Not helping things is last week's interest rate hike: "Demand for debt is also cooling after the central bank raised its benchmark one-year lending and deposit rates last week for the third time this year to help stem gains in consumer prices. Inflation accelerated to a three-year high of 6.4 percent in June, from 5.5 percent in May, the statistics bureau said on July 9. Last week, the finance ministry failed to sell all of the bonds offered at an auction of 182-day bills. The ministry also sold less debt than planned at a June 17 auction of one-year notes, and sales of 182-day bills and one-year bonds on May 13." Bottom line: while you were sleeping, the financial crisis just went global.


More:
"The central government will sell 200 billion yuan of bonds on behalf of local authorities this year.
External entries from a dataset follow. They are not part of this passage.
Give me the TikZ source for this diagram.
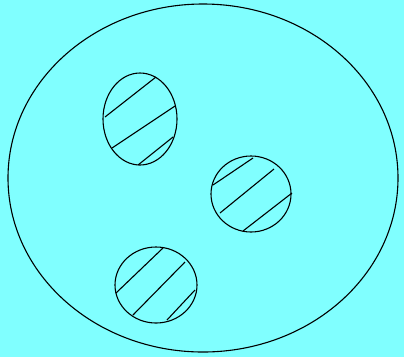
\documentclass[tikz,border=0pt]{standalone}
\definecolor{bgcyan}{RGB}{128,255,255}
\begin{document}
\begin{tikzpicture}[x=1pt,y=-1pt,line width=1.1pt,
  outline/.style={draw=black},
  hatch/.style={draw=black}]
\fill[bgcyan] (0,0) rectangle (404,357);
\useasboundingbox (0,0) rectangle (404,357);
% big ellipse
\draw[outline] (203,178) ellipse [x radius=195, y radius=174];
% small ellipse 1
\draw[outline] (140,119) ellipse [x radius=37, y radius=46];
\draw[hatch] (105,117) -- (156,77);
\draw[hatch] (112,148) -- (175,106);
\draw[hatch] (138,165) -- (173,137);
% small ellipse 2
\draw[outline] (251,194) ellipse [x radius=40, y radius=38];
\draw[hatch] (213,185) -- (253,158);
\draw[hatch] (220,213) -- (274,169);
\draw[hatch] (243,231) -- (292,193);
% small ellipse 3
\draw[outline] (156,285) ellipse [x radius=41, y radius=38];
\draw[hatch] (116,293) -- (163,248);
\draw[hatch] (133,315) -- (185,262);
\draw[hatch] (167,320) -- (195,290);
\end{tikzpicture}
\end{document}
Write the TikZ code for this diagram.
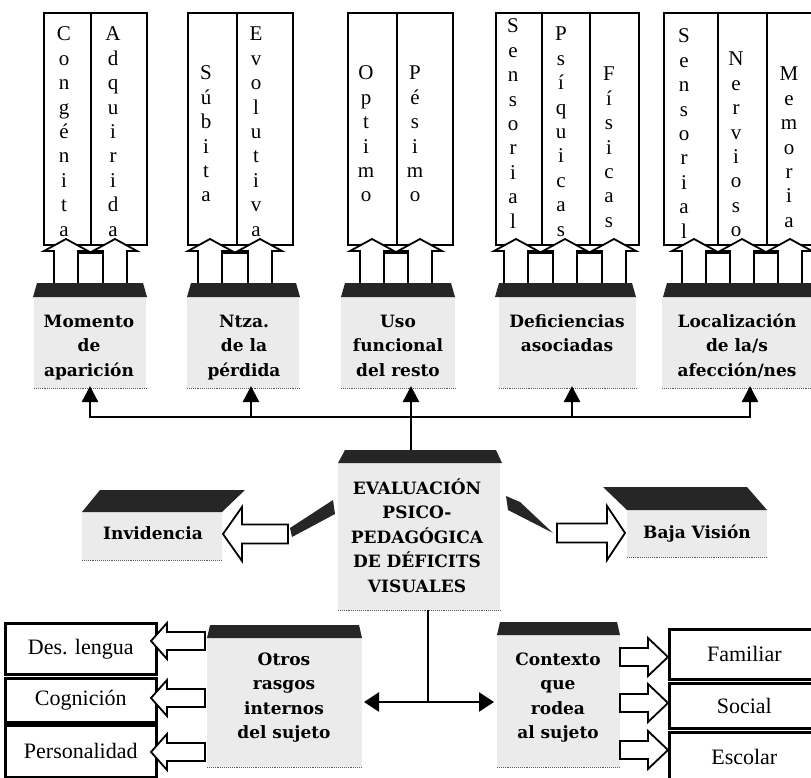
\documentclass[tikz,border=0pt]{standalone}
\usepackage{fontspec}
\setmainfont{Liberation Serif}
\newfontfamily\lblfont{DejaVu Serif}
\usetikzlibrary{arrows.meta,calc}
\newcommand\mystack[1]{\begin{tabular}[t]{@{}c@{}}#1\end{tabular}}
% hollow horizontal arrow: tip x, head-base x, tail x, centre y, head half, shaft half
\newcommand\harrow[6]{\draw[hollow] (#1,#4) -- (#2,#4-#5) -- (#2,#4-#6) -- (#3,#4-#6) -- (#3,#4+#6) -- (#2,#4+#6) -- (#2,#4+#5) -- cycle;}
% hollow up arrow: centre x
\newcommand\uparr[1]{\draw[hollow] (#1,239) -- (#1+22,251) -- (#1+12,251) -- (#1+12,289) -- (#1-12,289) -- (#1-12,251) -- (#1-22,251) -- cycle;}
\newcommand\gapbox[2]{\draw[line width=1.5pt,fill=white] (#1+12,253) rectangle (#2-12,289);}
\begin{document}
\begin{tikzpicture}[x=1pt,y=-1pt,
  colbox/.style={draw,line width=2.4pt,fill=white},
  roof/.style={fill=black!85},
  body/.style={fill=black!8,inner sep=0pt,anchor=north west},
  dotline/.style={draw=black!65,densely dotted,line width=0.9pt},
  lbl/.style={font=\lblfont\bfseries\fontsize{17}{24.5}\selectfont,anchor=base,inner sep=0pt},
  letters/.style={font=\fontsize{21}{24.4}\selectfont,anchor=base,inner sep=0pt},
  sidebox/.style={draw,line width=2.6pt,fill=white,anchor=north west,inner sep=0pt,font=\fontsize{22}{24}\selectfont},
  conn/.style={line width=2.4pt,line join=miter,-{Triangle[length=16pt,width=16pt]}},
  dconn/.style={line width=2.4pt,{Triangle[length=15pt,width=19pt]}-{Triangle[length=15pt,width=19pt]}},
  plain/.style={line width=2.4pt},
  hollow/.style={draw,line width=1.8pt,fill=white,line join=miter}
]
\useasboundingbox (0,0) rectangle (811,778);

% ---------- top column groups ----------
\node[colbox,anchor=north west,minimum width=103pt,minimum height=232pt,inner sep=0pt] (g1) at (43,12) {};
\draw[line width=1.5pt] (91,12) -- (91,244);
\node[colbox,anchor=north west,minimum width=105pt,minimum height=232pt,inner sep=0pt] (g2) at (187,12) {};
\draw[line width=1.5pt] (237,12) -- (237,244);
\node[colbox,anchor=north west,minimum width=105pt,minimum height=232pt,inner sep=0pt] (g3) at (347,12) {};
\draw[line width=1.5pt] (397,12) -- (397,244);
\node[colbox,anchor=north west,minimum width=143pt,minimum height=232pt,inner sep=0pt] (g4) at (495,12) {};
\draw[line width=1.5pt] (542,12) -- (542,244);
\draw[line width=1.5pt] (590,12) -- (590,244);
\node[colbox,anchor=north west,minimum width=152pt,minimum height=232pt,inner sep=0pt] (g5) at (663,12) {};
\draw[line width=1.5pt] (718,12) -- (718,244);
\draw[line width=1.5pt] (767,12) -- (767,244);

\node[letters] (w1) at (64,41) {\mystack{C\\o\\n\\g\\é\\n\\i\\t\\a}};
\node[letters] (w2) at (113,41) {\mystack{A\\d\\q\\u\\i\\r\\i\\d\\a}};
\node[letters] (w3) at (206,80) {\mystack{S\\ú\\b\\i\\t\\a}};
\node[letters] (w4) at (256,41) {\mystack{E\\v\\o\\l\\u\\t\\i\\v\\a}};
\node[letters] (w5) at (366,80) {\mystack{O\\p\\t\\i\\m\\o}};
\node[letters] (w6) at (415,80) {\mystack{P\\é\\s\\i\\m\\o}};
\node[letters] (w7) at (513,33) {\mystack{S\\e\\n\\s\\o\\r\\i\\a\\l}};
\node[letters] (w8) at (561,41) {\mystack{P\\s\\í\\q\\u\\i\\c\\a\\s}};
\node[letters] (w9) at (609,81) {\mystack{F\\í\\s\\i\\c\\a\\s}};
\node[letters] (w10) at (684,43) {\mystack{S\\e\\n\\s\\o\\r\\i\\a\\l}};
\node[letters] (w11) at (736,66) {\mystack{N\\e\\r\\v\\i\\o\\s\\o}};
\node[letters] (w12) at (789,81) {\mystack{M\\e\\m\\o\\r\\i\\a}};

% gap boxes and hollow up arrows
\gapbox{66}{115}
\gapbox{210}{260}
\gapbox{372}{420}
\gapbox{516}{565}\gapbox{565}{614}
\gapbox{694}{742}\gapbox{742}{790}
\uparr{66}\uparr{115}
\uparr{210}\uparr{260}
\uparr{372}\uparr{420}
\uparr{516}\uparr{565}\uparr{614}
\uparr{694}\uparr{742}\uparr{790}

% ---------- top label blocks ----------
\node[body,minimum width=112pt,minimum height=91pt] (B1) at (34,297) {};
\node[body,minimum width=112pt,minimum height=91pt] (B2) at (187,297) {};
\node[body,minimum width=114pt,minimum height=91pt] (B3) at (341,297) {};
\node[body,minimum width=137pt,minimum height=91pt] (B4) at (499,297) {};
\node[body,minimum width=153pt,minimum height=91pt] (B5) at (662,297) {};
\fill[roof] (33,297) -- (37,283) -- (143,283) -- (147,297) -- cycle;
\fill[roof] (187,297) -- (191,283) -- (296,283) -- (300,297) -- cycle;
\fill[roof] (341,297) -- (345,283) -- (451,283) -- (455,297) -- cycle;
\fill[roof] (495,297) -- (499,283) -- (632,283) -- (636,297) -- cycle;
\fill[roof] (663,297) -- (667,283) -- (815,283) -- (815,297) -- cycle;
\foreach \b in {B1,B2,B3,B4,B5} \draw[dotline] (\b.south west) -- (\b.south east);

\node[lbl] (T1) at (89,327) {\mystack{Momento\\de\\aparición}};
\node[lbl] (T2) at (244,327) {\mystack{Ntza.\\de la\\pérdida}};
\node[lbl] (T3) at (398,327) {\mystack{Uso\\funcional\\del resto}};
\node[lbl] (T4) at (567,327) {\mystack{Deficiencias\\asociadas}};
\node[lbl] (T5) at (737,327) {\mystack{Localización\\de la/s\\afección/nes}};

% ---------- centre block ----------
\node[body,minimum width=162pt,minimum height=147pt] (C) at (338,463) {};
\fill[roof] (338,463) -- (345,450) -- (496,450) -- (502,463) -- cycle;
\draw[dotline] (C.south west) -- (C.south east);
\node[lbl] (CT) at (417,494) {\mystack{EVALUACIÓN\\PSICO-\\PEDAGÓGICA\\DE DÉFICITS\\VISUALES}};

% ---------- connectors to top ----------
\coordinate (cTop) at (411,450);
\coordinate (hubT) at (411,417);
\coordinate (a1) at (90,386);
\coordinate (a2) at (251,386);
\coordinate (a3) at (411,386);
\coordinate (a4) at (572,386);
\coordinate (a5) at (750,386);
\draw[plain] (cTop) -- (hubT);
\draw[conn] (hubT) -| (a1);
\draw[conn] (hubT) -| (a2);
\draw[conn] (hubT) -- (a3);
\draw[conn] (hubT) -| (a4);
\draw[conn] (hubT) -| (a5);

% ---------- Invidencia / Baja Vision ----------
\node[body,minimum width=140pt,minimum height=48pt] (I) at (82,512) {};
\fill[roof] (82,512) -- (100,490) -- (245,490) -- (222,512) -- cycle;
\draw[dotline] (I.south west) -- (I.south east);
\node[lbl] (IT) at (153,539) {Invidencia};
\node[body,minimum width=140pt,minimum height=47pt] (V) at (627,510) {};
\fill[roof] (627,510) -- (603,487) -- (747,487) -- (767,510) -- cycle;
\draw[dotline] (V.south west) -- (V.south east);
\node[lbl] (VT) at (697,538) {Baja Visión};

\harrow{223}{242}{288}{534}{27}{9.5}
\harrow{625}{607}{557}{533}{27}{9.5}
\fill[black!85] (290,528) -- (333,500) -- (335,514) -- (292,537) -- cycle;
\fill[black!85] (506,496) -- (520,502) -- (553,533) -- (508,510) -- cycle;

% ---------- bottom blocks ----------
\node[body,minimum width=155pt,minimum height=129pt] (O) at (207,638) {};
\fill[roof] (207,638) -- (210,625) -- (359,625) -- (362,638) -- cycle;
\draw[dotline] (O.south west) -- (O.south east);
\node[lbl] (OT) at (284,665) {\mystack{Otros\\rasgos\\internos\\del sujeto}};

\node[body,minimum width=123pt,minimum height=132pt] (K) at (497,635) {};
\fill[roof] (497,635) -- (500,622) -- (617,622) -- (620,635) -- cycle;
\draw[dotline] (K.south west) -- (K.south east);
\node[lbl] (KT) at (558,665) {\mystack{Contexto\\que\\rodea\\al sujeto}};

\coordinate (cBot) at (428,610);
\coordinate (hubB) at (428,702);
\coordinate (oT) at (364,702);
\coordinate (kT) at (494,702);
\draw[plain] (cBot) -- (hubB);
\draw[dconn] (oT) -- (kT);

% ---------- side boxes ----------
\node[sidebox,minimum width=151pt,minimum height=51pt] (L1) at (4,622) {Des. lengua};
\node[sidebox,minimum width=151pt,minimum height=44pt] (L2) at (4,677) {Cognición};
\node[sidebox,minimum width=151pt,minimum height=52pt] (L3) at (4,724) {Personalidad};
\node[sidebox,minimum width=150pt,minimum height=50pt] (R1) at (668,628) {Familiar};
\node[sidebox,minimum width=150pt,minimum height=45pt] (R2) at (668,682) {Social};
\node[sidebox,minimum width=150pt,minimum height=49pt] (R3) at (668,731) {Escolar};

\harrow{151}{167}{205}{641}{18}{9}
\harrow{151}{167}{205}{698}{18}{9}
\harrow{151}{167}{205}{752}{18}{9}
\harrow{668}{648}{620}{657}{19}{9}
\harrow{668}{648}{620}{703}{19}{9}
\harrow{668}{648}{620}{750}{19}{9}
\end{tikzpicture}
\end{document}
Today’s auction was the first involving this type of debt in 2011 and 25.4 billion yuan of five-year notes were sold at a yield of 3.84 percent.

The finance ministry in January published a list of 59 underwriters required to bid at its debt sales, including Industrial & Commercial Bank of China Ltd., Agricultural Bank of China Ltd., Bank of China Ltd., China Construction Bank Corp., China Citic Bank Corp., Postal Savings Bank of China, Industrial Bank Co., Guotai Junan Securities Co. and BOC International (China) Ltd."

Good luck with that "mandatory" issuance. Unlike in the US, China's "Primary Dealer" equivalents apparently have no idea that their primary job is to keep the ponzi illusion going. Surely our 20 or so status quo perpetuators can teach their Chinese colleagues a thing or two about keeping your head stuck in the sand.